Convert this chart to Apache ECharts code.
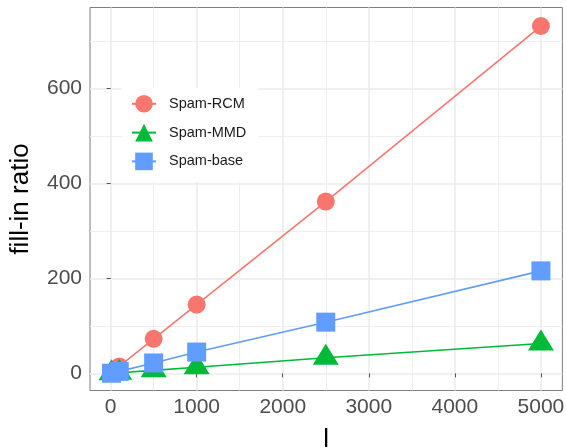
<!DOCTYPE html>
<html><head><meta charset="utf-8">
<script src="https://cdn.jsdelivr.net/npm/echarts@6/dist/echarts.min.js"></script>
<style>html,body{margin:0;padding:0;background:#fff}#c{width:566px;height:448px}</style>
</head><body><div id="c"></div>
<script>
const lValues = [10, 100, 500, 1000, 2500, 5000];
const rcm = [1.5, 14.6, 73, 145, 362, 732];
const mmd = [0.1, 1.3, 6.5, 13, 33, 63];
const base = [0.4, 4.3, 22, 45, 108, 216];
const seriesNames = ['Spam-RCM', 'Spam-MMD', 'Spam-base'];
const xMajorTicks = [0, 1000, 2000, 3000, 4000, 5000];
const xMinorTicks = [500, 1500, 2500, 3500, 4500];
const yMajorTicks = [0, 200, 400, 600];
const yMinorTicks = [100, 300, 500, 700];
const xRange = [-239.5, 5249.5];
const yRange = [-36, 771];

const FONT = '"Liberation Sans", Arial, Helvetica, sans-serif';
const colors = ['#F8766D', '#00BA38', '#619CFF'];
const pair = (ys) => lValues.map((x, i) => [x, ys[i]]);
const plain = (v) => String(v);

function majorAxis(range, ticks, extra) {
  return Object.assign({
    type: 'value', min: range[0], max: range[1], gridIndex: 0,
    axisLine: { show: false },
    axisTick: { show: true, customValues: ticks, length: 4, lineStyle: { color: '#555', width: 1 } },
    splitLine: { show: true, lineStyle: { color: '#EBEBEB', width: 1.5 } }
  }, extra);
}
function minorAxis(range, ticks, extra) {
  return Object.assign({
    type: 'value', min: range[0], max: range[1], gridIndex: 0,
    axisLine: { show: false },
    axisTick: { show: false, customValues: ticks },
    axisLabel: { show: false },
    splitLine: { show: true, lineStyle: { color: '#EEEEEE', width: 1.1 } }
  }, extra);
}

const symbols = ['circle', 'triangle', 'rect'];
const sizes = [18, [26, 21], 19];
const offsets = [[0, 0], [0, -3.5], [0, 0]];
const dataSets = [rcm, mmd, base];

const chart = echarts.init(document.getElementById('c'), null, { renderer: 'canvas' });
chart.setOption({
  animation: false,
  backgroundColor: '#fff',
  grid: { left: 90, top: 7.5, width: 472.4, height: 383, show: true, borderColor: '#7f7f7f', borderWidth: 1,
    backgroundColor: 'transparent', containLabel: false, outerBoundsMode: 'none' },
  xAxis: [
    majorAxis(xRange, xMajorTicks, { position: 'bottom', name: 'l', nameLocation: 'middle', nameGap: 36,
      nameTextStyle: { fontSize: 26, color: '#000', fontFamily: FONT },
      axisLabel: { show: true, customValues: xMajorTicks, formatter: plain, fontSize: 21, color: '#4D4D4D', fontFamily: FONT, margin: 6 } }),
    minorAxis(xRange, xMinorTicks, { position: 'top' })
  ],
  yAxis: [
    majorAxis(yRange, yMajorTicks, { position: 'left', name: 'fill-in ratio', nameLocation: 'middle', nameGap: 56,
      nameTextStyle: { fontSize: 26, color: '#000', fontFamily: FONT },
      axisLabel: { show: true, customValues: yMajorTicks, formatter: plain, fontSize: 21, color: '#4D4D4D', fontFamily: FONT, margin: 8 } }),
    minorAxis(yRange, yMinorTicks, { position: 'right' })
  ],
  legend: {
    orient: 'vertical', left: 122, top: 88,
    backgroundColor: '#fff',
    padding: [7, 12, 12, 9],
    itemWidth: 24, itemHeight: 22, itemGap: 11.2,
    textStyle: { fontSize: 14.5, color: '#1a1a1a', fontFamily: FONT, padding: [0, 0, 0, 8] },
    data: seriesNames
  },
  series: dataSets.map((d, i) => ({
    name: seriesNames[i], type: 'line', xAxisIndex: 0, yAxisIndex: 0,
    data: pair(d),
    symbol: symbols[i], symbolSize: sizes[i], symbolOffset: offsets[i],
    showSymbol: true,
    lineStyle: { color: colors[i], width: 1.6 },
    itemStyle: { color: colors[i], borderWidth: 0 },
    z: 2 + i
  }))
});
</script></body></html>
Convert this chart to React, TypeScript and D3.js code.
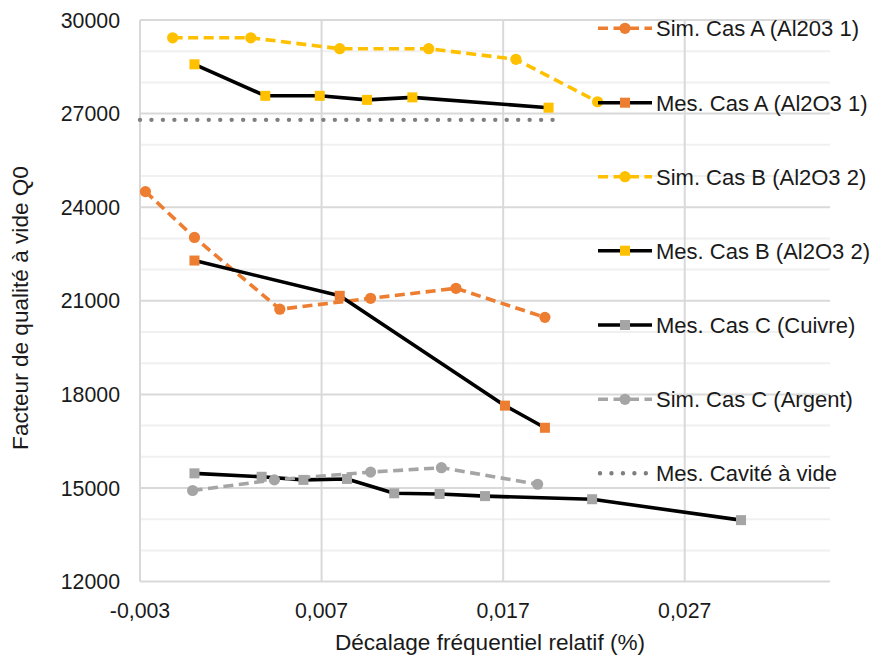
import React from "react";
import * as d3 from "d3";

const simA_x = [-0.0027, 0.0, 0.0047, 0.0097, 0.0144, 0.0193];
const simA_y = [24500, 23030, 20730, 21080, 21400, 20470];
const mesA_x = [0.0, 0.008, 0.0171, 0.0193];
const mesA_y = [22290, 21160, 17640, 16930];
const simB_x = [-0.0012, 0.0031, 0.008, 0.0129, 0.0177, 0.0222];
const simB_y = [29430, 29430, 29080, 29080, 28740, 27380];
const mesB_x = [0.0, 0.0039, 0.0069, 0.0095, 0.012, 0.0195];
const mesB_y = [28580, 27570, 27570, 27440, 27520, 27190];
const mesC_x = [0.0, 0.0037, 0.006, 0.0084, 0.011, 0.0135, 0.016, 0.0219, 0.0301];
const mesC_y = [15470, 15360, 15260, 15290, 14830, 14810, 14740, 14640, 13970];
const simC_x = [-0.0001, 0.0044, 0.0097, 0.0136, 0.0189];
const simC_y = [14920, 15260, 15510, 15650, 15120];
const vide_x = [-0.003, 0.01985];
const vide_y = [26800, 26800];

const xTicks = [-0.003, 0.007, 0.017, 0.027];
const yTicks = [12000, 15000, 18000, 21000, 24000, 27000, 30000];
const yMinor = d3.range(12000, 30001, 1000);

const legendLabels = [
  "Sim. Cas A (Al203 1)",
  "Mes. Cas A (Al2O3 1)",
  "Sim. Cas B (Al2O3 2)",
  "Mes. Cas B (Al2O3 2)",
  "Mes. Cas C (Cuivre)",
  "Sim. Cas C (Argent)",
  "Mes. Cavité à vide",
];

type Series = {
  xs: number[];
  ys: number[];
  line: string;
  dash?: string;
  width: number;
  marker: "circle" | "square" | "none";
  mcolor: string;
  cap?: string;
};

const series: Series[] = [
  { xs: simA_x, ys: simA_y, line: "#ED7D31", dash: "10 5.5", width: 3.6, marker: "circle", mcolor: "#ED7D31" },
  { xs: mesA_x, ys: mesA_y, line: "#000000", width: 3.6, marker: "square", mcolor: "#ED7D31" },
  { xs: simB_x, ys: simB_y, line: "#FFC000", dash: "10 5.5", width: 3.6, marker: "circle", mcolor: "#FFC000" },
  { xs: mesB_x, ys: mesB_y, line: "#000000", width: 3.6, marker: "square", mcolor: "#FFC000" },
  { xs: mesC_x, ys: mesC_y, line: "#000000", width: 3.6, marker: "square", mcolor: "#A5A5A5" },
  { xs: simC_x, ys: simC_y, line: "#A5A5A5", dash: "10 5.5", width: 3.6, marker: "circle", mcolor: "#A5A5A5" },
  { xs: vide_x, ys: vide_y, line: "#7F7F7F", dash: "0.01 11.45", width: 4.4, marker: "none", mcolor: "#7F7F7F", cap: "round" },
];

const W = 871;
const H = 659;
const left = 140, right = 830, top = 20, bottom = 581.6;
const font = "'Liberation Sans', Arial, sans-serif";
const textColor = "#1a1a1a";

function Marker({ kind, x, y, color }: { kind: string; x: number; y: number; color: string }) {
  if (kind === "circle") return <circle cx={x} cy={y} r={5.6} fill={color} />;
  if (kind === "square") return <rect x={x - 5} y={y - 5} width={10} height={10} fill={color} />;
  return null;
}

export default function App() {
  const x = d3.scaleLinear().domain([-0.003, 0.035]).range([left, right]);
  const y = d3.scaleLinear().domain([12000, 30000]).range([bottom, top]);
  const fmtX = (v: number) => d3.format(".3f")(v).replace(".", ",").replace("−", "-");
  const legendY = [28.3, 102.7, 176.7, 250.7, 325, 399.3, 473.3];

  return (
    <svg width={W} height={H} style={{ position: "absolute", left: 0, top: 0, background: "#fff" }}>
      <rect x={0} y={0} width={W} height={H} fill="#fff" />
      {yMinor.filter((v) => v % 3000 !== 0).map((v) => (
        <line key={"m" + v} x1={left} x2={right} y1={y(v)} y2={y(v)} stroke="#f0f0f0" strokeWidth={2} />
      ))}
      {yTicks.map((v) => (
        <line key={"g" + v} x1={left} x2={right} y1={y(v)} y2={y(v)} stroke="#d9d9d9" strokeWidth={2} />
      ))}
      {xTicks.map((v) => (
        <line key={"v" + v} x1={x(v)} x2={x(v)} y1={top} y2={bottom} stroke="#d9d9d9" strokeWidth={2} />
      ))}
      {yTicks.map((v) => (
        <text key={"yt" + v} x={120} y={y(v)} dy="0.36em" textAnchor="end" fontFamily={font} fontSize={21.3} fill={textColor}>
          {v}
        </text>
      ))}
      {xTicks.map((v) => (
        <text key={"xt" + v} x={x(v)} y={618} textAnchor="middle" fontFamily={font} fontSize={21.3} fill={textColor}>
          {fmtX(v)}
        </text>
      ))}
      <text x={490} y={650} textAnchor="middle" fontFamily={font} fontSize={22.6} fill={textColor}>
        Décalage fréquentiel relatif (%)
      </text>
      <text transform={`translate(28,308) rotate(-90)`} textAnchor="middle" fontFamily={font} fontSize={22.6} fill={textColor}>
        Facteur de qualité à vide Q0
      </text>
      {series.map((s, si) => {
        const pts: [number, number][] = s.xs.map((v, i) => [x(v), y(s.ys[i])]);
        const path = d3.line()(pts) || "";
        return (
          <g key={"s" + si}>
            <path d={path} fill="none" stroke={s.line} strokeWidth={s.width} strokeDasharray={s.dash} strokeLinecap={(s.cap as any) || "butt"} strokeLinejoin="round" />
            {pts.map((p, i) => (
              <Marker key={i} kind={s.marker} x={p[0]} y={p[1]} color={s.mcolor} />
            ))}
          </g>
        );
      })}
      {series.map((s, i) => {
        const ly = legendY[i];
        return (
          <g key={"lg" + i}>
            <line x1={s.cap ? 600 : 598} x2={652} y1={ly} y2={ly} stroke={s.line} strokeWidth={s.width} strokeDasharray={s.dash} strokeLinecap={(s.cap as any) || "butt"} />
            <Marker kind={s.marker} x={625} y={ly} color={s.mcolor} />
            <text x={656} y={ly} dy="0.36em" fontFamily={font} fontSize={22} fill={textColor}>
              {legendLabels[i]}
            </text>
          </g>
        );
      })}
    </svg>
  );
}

——————————

*What you should do:*
Write out the lines from the start of the material to the line with "const plain = (v) => String(v);", inclusive and exactly. Skip the pictures.

*Problem solution:*
Convert this chart to Apache ECharts code.
<!DOCTYPE html>
<html><head><meta charset="utf-8">
<script src="https://cdn.jsdelivr.net/npm/echarts@6/dist/echarts.min.js"></script>
<style>html,body{margin:0;padding:0;background:#fff}#c{width:566px;height:448px}</style>
</head><body><div id="c"></div>
<script>
const lValues = [10, 100, 500, 1000, 2500, 5000];
const rcm = [1.5, 14.6, 73, 145, 362, 732];
const mmd = [0.1, 1.3, 6.5, 13, 33, 63];
const base = [0.4, 4.3, 22, 45, 108, 216];
const seriesNames = ['Spam-RCM', 'Spam-MMD', 'Spam-base'];
const xMajorTicks = [0, 1000, 2000, 3000, 4000, 5000];
const xMinorTicks = [500, 1500, 2500, 3500, 4500];
const yMajorTicks = [0, 200, 400, 600];
const yMinorTicks = [100, 300, 500, 700];
const xRange = [-239.5, 5249.5];
const yRange = [-36, 771];

const FONT = '"Liberation Sans", Arial, Helvetica, sans-serif';
const colors = ['#F8766D', '#00BA38', '#619CFF'];
const pair = (ys) => lValues.map((x, i) => [x, ys[i]]);
const plain = (v) => String(v);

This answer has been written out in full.